Sunday, 19 October 2014

Mulai Mencintai Lagu Turki

Aku sudah mencintai segala sesuatu tentang Turki, sejarahnya, bahasanya, orang-orangnya, tanahnya, kota-kotanya, desanya, dan apapun itu. Hanya satu yang selama ini berusaha juga kucintai, yaitu lagu. 

Soal musik Turki aku udah familiar dengan Mehter yang kukenal sebagai musik penyemangat saat pasukan Ottoman berperang. Musiknya khas dan... memang benar membuat siapa aja yang denger jadi semangat. Nggak bisa kubayangkan gimana musik itu menggema di saat peperangan dulu, ketika getarannya bersatu padu sama bunyi  pedang yang saling beradu dan jerit semangat atau kematian. Duh, wajar aja kalau musik Mehter ini seperti memiliki ruh yang mampu merubah suasana hati. Bayangkan, orang lagi berperang loh, bunuh-bunuhan, musuh dan teman satu persatu mati di depan mata, terus di sisi lain sekelompok orang  lagi main musik. Gimana tuh perasaannya?

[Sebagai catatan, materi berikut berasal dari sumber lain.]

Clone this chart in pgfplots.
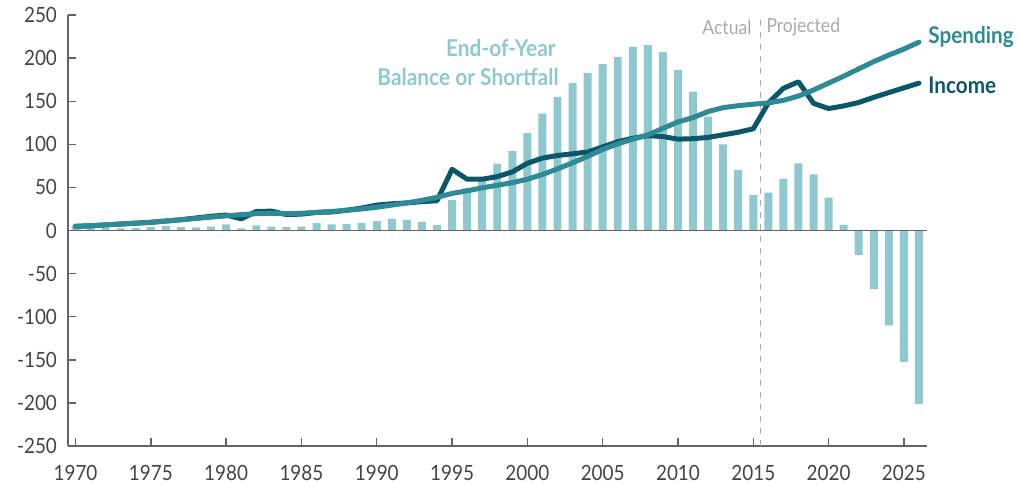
\documentclass[border=0pt]{standalone}
\usepackage{fontspec}
\setmainfont{Lato}[FakeStretch=0.9]
\usepackage{pgfplots}
\pgfplotsset{compat=1.18}
\definecolor{barc}{RGB}{143,201,207}
\definecolor{spendc}{RGB}{46,138,150}
\definecolor{incc}{RGB}{11,87,105}
\definecolor{tickc}{RGB}{68,68,68}
\definecolor{axc}{RGB}{100,100,100}
\definecolor{notec}{RGB}{170,170,170}

\pgfplotstableread{
year val
1970 5
1971 3
1972 3
1973 2.5
1974 3
1975 4
1976 5
1977 4
1978 3.5
1979 4.5
1980 7
1981 2.5
1982 6
1983 4.6
1984 3.8
1985 4.6
1986 8.5
1987 7.2
1988 7.5
1989 8.7
1990 11
1991 13.5
1992 12.2
1993 10
1994 6.2
1995 35.5
1996 49.5
1997 58.5
1998 77.5
1999 92
2000 113
2001 135.5
2002 155
2003 171
2004 183
2005 193
2006 201
2007 213
2008 215
2009 207
2010 186
2011 161
2012 132
2013 100
2014 70
2015 41
2016 44
2017 60
2018 78
2019 65
2020 38
2021 6.5
2022 -28.5
2023 -68
2024 -110
2025 -152.5
2026 -201
}\balance

\pgfplotstableread{
year val
1970 5
1971 5.5
1972 6.5
1973 7.5
1974 8.5
1975 9.5
1976 11
1977 12.5
1978 14.5
1979 16.5
1980 18
1981 13.5
1982 22
1983 22.5
1984 18.5
1985 19
1986 21
1987 21.5
1988 23.5
1989 26
1990 29.5
1991 31
1992 32
1993 33.5
1994 34.5
1995 71
1996 59.5
1997 59.5
1998 62.5
1999 68
2000 78
2001 84
2002 87
2003 89
2004 91
2005 97
2006 103
2007 107
2008 110
2009 109
2010 106
2011 106.5
2012 108
2013 111
2014 114
2015 118
2016 148
2017 165
2018 172.5
2019 147.5
2020 141.5
2021 144.5
2022 148.5
2023 154.5
2024 160
2025 165.5
2026 171
}\income

\pgfplotstableread{
year val
1970 4.5
1971 5.5
1972 6.5
1973 7.5
1974 8.5
1975 9.5
1976 11
1977 12.5
1978 14
1979 15.5
1980 17
1981 18.5
1982 19.5
1983 20
1984 19.5
1985 20
1986 21
1987 22
1988 23.5
1989 25
1990 27
1991 29.5
1992 32
1993 35
1994 38.5
1995 43
1996 46
1997 49.5
1998 52.5
1999 55.5
2000 59.5
2001 65
2002 71.5
2003 78.5
2004 86
2005 94
2006 100.5
2007 106
2008 111
2009 118.5
2010 126
2011 131
2012 138
2013 142.5
2014 144.8
2015 146.5
2016 148
2017 151
2018 156
2019 163
2020 171
2021 179
2022 187.5
2023 196
2024 203.5
2025 210.5
2026 218.5
}\spending

\begin{document}
\begin{tikzpicture}
\path[use as bounding box] (-34pt,-19pt) rectangle (475pt,223pt);
\begin{axis}[
  scale only axis,
  width=429.25pt, height=215.5pt,
  xmin=1969.5, xmax=2026.5,
  ymin=-250, ymax=250,
  axis lines*=left,
  axis line style={axc, line width=0.8pt},
  xtick={1970,1975,...,2025},
  ytick={-250,-200,...,250},
  tick align=inside,
  major tick length=4pt,
  tick style={axc, line width=0.7pt},
  /pgf/number format/1000 sep={},
  /pgf/number format/assume math mode=true,
  ticklabel style={font=\fontsize{10.5}{12}\selectfont, text=tickc},
  xticklabel style={yshift=-6pt},
  yticklabel style={xshift=-2pt},
  clip=false,
]
\addplot[ybar, bar width=0.53, fill=barc, draw=none, bar shift=0pt] table[x=year,y=val] {\balance};
\draw[axc, line width=0.8pt] (axis cs:1969.5,0) -- (axis cs:2026.5,0);
\draw[notec, dashed, line width=0.6pt] (axis cs:2015.5,-250) -- (axis cs:2015.5,250);
\addplot[incc, line width=2.5pt, line join=round, line cap=round] table[x=year,y=val] {\income};
\addplot[spendc, line width=2.5pt, line join=round, line cap=round] table[x=year,y=val] {\spending};
\node[anchor=east, text=barc, inner xsep=0pt, font=\bfseries\fontsize{11.6}{13}\selectfont] at (axis cs:2001.9,211.7) {End-of-Year};
\node[anchor=east, text=barc, inner xsep=0pt, font=\bfseries\fontsize{11.6}{13}\selectfont] at (axis cs:2002.1,178) {Balance or Shortfall};
\node[anchor=east, text=notec, inner xsep=0pt, font=\fontsize{9.75}{11}\selectfont] at (axis cs:2014.9,236) {Actual};
\node[anchor=west, text=notec, inner xsep=0pt, font=\fontsize{9.75}{11}\selectfont] at (axis cs:2015.85,236) {Projected};
\node[anchor=west, text=spendc, font=\bfseries\fontsize{11.5}{13}\selectfont, inner xsep=0pt] at (axis cs:2026.6,224.5) {Spending};
\node[anchor=west, text=incc, font=\bfseries\fontsize{11.5}{13}\selectfont, inner xsep=0pt] at (axis cs:2026.6,168.7) {Income};
\end{axis}
\end{tikzpicture}
\end{document}
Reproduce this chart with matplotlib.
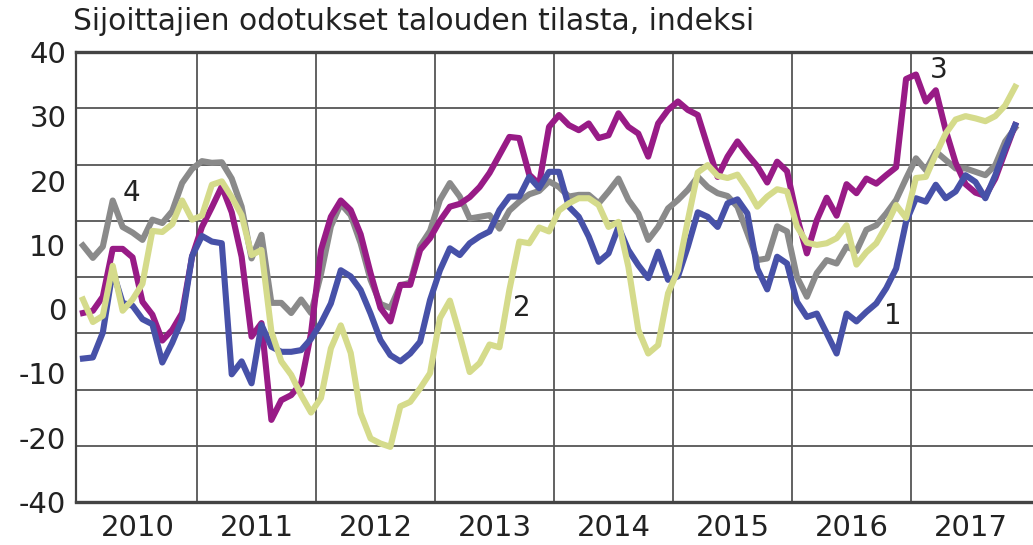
import numpy as np
import matplotlib
matplotlib.use("Agg")
import matplotlib.pyplot as plt

title = "Sijoittajien odotukset talouden tilasta, indeksi"
years = [2010, 2011, 2012, 2013, 2014, 2015, 2016, 2017]
ytick_labels = ["40", "30", "20", "10", "0", "-10", "-20", "-40"]

# monthly values Jan 2010 .. Nov 2017
s1_blue = [-14.5, -14.3, -9.9, 1.1, -4.6, -5.1, -7.5, -8.4, -15.2, -11.7, -7.5, 3.7,
           7.3, 6.3, 6.0, -17.3, -15.0, -18.9, -8.5, -12.4, -13.3, -13.3, -13.0, -11.0,
           -8.2, -4.7, 1.2, 0.1, -2.3, -6.5, -11.2, -13.9, -15.0, -13.6, -11.5, -4.1,
           1.2, 5.1, 3.9, 6.0, 7.2, 8.1, 11.9, 14.3, 14.3, 17.8, 15.8, 18.7,
           18.7, 12.5, 10.7, 7.2, 2.7, 4.2, 8.9, 4.8, 2.1, -0.2, 4.5, -0.5,
           0.1, 5.4, 11.5, 10.7, 8.9, 13.1, 13.8, 11.3, 1.5, -2.2, 3.6, 2.4,
           -4.4, -7.1, -6.5, -10.0, -13.6, -6.5, -7.9, -6.2, -4.7, -2.0, 1.5, 9.8,
           14.0, 13.4, 16.4, 14.0, 15.2, 18.1, 16.9, 14.0, 18.1, 22.9, 27.0]

s2_yellow = [-4.0, -8.0, -6.9, 2.0, -6.0, -4.0, -1.2, 8.2, 8.0, 9.4, 13.6, 10.2,
             10.9, 16.4, 17.0, 14.2, 11.0, 3.9, 4.8, -9.7, -15.0, -17.4, -21.0, -24.1,
             -21.5, -12.7, -8.6, -13.5, -24.2, -28.7, -29.6, -30.2, -23.0, -22.2, -19.8, -17.1,
             -7.3, -4.2, -10.3, -16.9, -15.3, -12.0, -12.5, -2.3, 6.3, 6.0, 8.8, 8.1,
             11.8, 13.1, 14.0, 14.0, 12.8, 8.9, 9.8, 1.8, -9.4, -13.6, -12.1, -2.9,
             1.2, 10.1, 18.6, 19.9, 18.0, 17.6, 18.2, 15.6, 12.5, 14.3, 15.6, 15.2,
             9.0, 6.1, 5.7, 6.0, 6.9, 9.2, 2.2, 4.4, 6.0, 9.1, 12.8, 10.5,
             17.6, 17.8, 21.8, 25.5, 28.0, 28.6, 28.2, 27.7, 28.6, 30.5, 33.8]

s3_magenta = [-6.4, -6.0, -3.5, 5.0, 5.0, 3.5, -4.4, -6.7, -11.3, -9.4, -6.4, 3.6,
              8.9, 12.4, 16.1, 11.5, 3.6, -10.6, -8.2, -25.4, -21.9, -21.0, -18.9, -10.0,
              4.8, 10.7, 13.6, 11.9, 7.6, 0.7, -5.5, -7.9, -1.4, -1.4, 4.8, 6.9,
              10.0, 12.5, 13.0, 14.2, 16.0, 18.5, 21.7, 24.9, 24.7, 18.2, 16.5, 26.7,
              28.8, 27.0, 26.1, 27.3, 24.7, 25.2, 29.1, 26.7, 25.5, 21.4, 27.3, 29.7,
              31.2, 29.7, 28.8, 23.2, 17.8, 21.4, 24.1, 21.8, 19.7, 16.8, 20.5, 18.8,
              10.7, 4.2, 10.1, 14.1, 10.9, 16.5, 14.9, 17.5, 16.6, 18.1, 19.5, 35.2,
              36.0, 31.2, 33.2, 26.1, 20.3, 16.5, 15.0, 14.4, 17.5, 22.3, 27.0]

s4_gray = [5.6, 3.4, 5.4, 13.6, 8.9, 7.9, 6.6, 10.2, 9.6, 11.7, 16.7, 19.2,
           20.6, 20.3, 20.4, 17.5, 12.5, 3.3, 7.5, -4.6, -4.6, -6.4, -4.0, -6.4,
           0.5, 9.0, 13.0, 11.0, 6.0, -0.5, -4.8, -5.5, -1.5, -1.0, 5.5, 8.2,
           13.7, 16.7, 14.3, 10.4, 10.7, 11.0, 8.6, 11.8, 13.4, 14.7, 15.3, 17.0,
           16.0, 14.3, 14.6, 14.6, 13.1, 15.2, 17.5, 13.7, 11.3, 6.6, 8.9, 12.2,
           13.7, 15.5, 17.8, 16.0, 14.9, 14.4, 12.5, 7.8, 3.0, 3.3, 9.0, 8.1,
           0.0, -3.5, 0.7, 3.0, 2.4, 5.4, 4.6, 8.4, 9.2, 11.3, 13.7, 17.5,
           21.1, 19.0, 22.3, 20.8, 19.3, 19.3, 18.7, 18.1, 19.9, 24.1, 26.5]

series_labels = ["1", "2", "3", "4"]
label_pos = [(2016.85, -6.9), (2013.73, -5.5), (2017.23, 36.8), (2010.45, 14.9)]

colors = {"1": "#4751a8", "2": "#d5db8b", "3": "#981b86", "4": "#8a8a8a"}

x = years[0] + (np.arange(len(s1_blue)) + 0.5) / 12.0

W, H = 1033, 545
fig = plt.figure(figsize=(W / 100, H / 100), dpi=100)
ax = fig.add_axes([76 / W, 1 - 502 / H, (W - 76) / W, (502 - 52) / H])

ax.set_xlim(years[0] - 2 / 119, years[-1] + 1 + 3 / 119)
ax.set_ylim(-40, 40)

lw = 4.4
ax.plot(x, s4_gray, color=colors["4"], lw=lw, zorder=3, solid_joinstyle="round")
ax.plot(x, s3_magenta, color=colors["3"], lw=lw, zorder=4, solid_joinstyle="round")
ax.plot(x, s1_blue, color=colors["1"], lw=lw, zorder=5, solid_joinstyle="round")
ax.plot(x, s2_yellow, color=colors["2"], lw=lw, zorder=6, solid_joinstyle="round")

for lab, (lx, ly) in zip(series_labels, label_pos):
    ax.text(lx, ly, lab, fontsize=20, color="#222222", ha="center", va="center", zorder=7)

# grid
ax.set_xticks([y + 1 for y in years[:-1]], minor=True)
ax.set_yticks(np.arange(-30, 40, 10), minor=True)
ax.grid(which="minor", color="#555555", lw=1.3, zorder=1)
ax.grid(which="major", visible=False)

ax.set_xticks([y + 0.5 for y in years])
ax.set_xticklabels([str(y) for y in years])
ax.set_yticks(np.linspace(40, -40, len(ytick_labels)))
ax.set_yticklabels(ytick_labels)
ax.tick_params(which="both", length=0)
ax.tick_params(axis="x", pad=9, labelsize=21, colors="#222222")
ax.tick_params(axis="y", pad=7, labelsize=21, colors="#222222")

for side in ["top", "bottom"]:
    ax.spines[side].set_linewidth(2.4)
    ax.spines[side].set_color("#444444")
ax.spines["left"].set_linewidth(1.6)
ax.spines["left"].set_color("#444444")
ax.spines["right"].set_visible(False)

fig.text(73 / W, 1 - 22 / H, title, fontsize=21.4, color="#222222", ha="left", va="center")

fig.savefig("out.png", dpi=100)
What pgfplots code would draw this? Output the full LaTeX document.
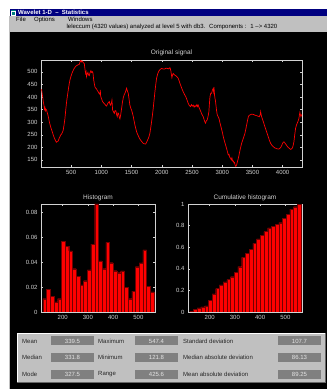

Musik lain yang kusuka dari Turki adalah instrumental sufisme yang biasa digunakan untuk Whirling Dance atau meditasi. Itu asli damai sejahtera dengarnya. Aku suka dengar kalau pas kepalaku berasa berat layaknya ditindih satu ton batu bara. Haaah, langsung adem dan tenang gitu. Pantas aja kalau musik ini bisa dipakai untuk meditasi, nggak perlu pakai jampi-jampi atau mantra bin pemanasan dulu juga udah nyentuh banget.


Nah, dua di atas itu musik, bagaimana kalau lagu? Sejauh ini aku suka dua lagu Turki yang bernuansa Islam, bahasa gaulnya nasyid. Lagu ini kalau nggak salah kudapatkan dari dinding facebook seorang teman Turki, udah lama banget kudownload, sekitar lima bulan lalu. Musiknya khas banget, pokoknya kalau kamu sering dengar lagu Turki, pasti familiar dengan keidentikan musik Turki. Kalau nasyid biasanya ada suara kayak desahan gitu (ngeri ya?). Tapi emang bener, aku juga nggak ngerti kenapa bisa ditambah suara nggak menyenangkan begitu. But, we should to empty our mind from negative visual aja. Haha (maksud?)


Awalnya aku punya lagu (selain nasyid) dari Om Ozdemir Erdogan (penyanyi Turki generasi Bapak kita), judulnya Bana Ellerini Ver, artinya Give Me Your Hand (dapat dari google translator). Dapat lagu ini sih dari seorang Teh Sri Zehra yang sekarang tinggal di Turki ikut suami. Katanya lagu ini so sweet. Pokoknya kalimat-kalimat serius dari seorang laki-laki untuk menikahi seorang wanita gitu deh. And i love the song, walau nggak ngerti artinya, taunya senin, bana, sana, dan guzel doang.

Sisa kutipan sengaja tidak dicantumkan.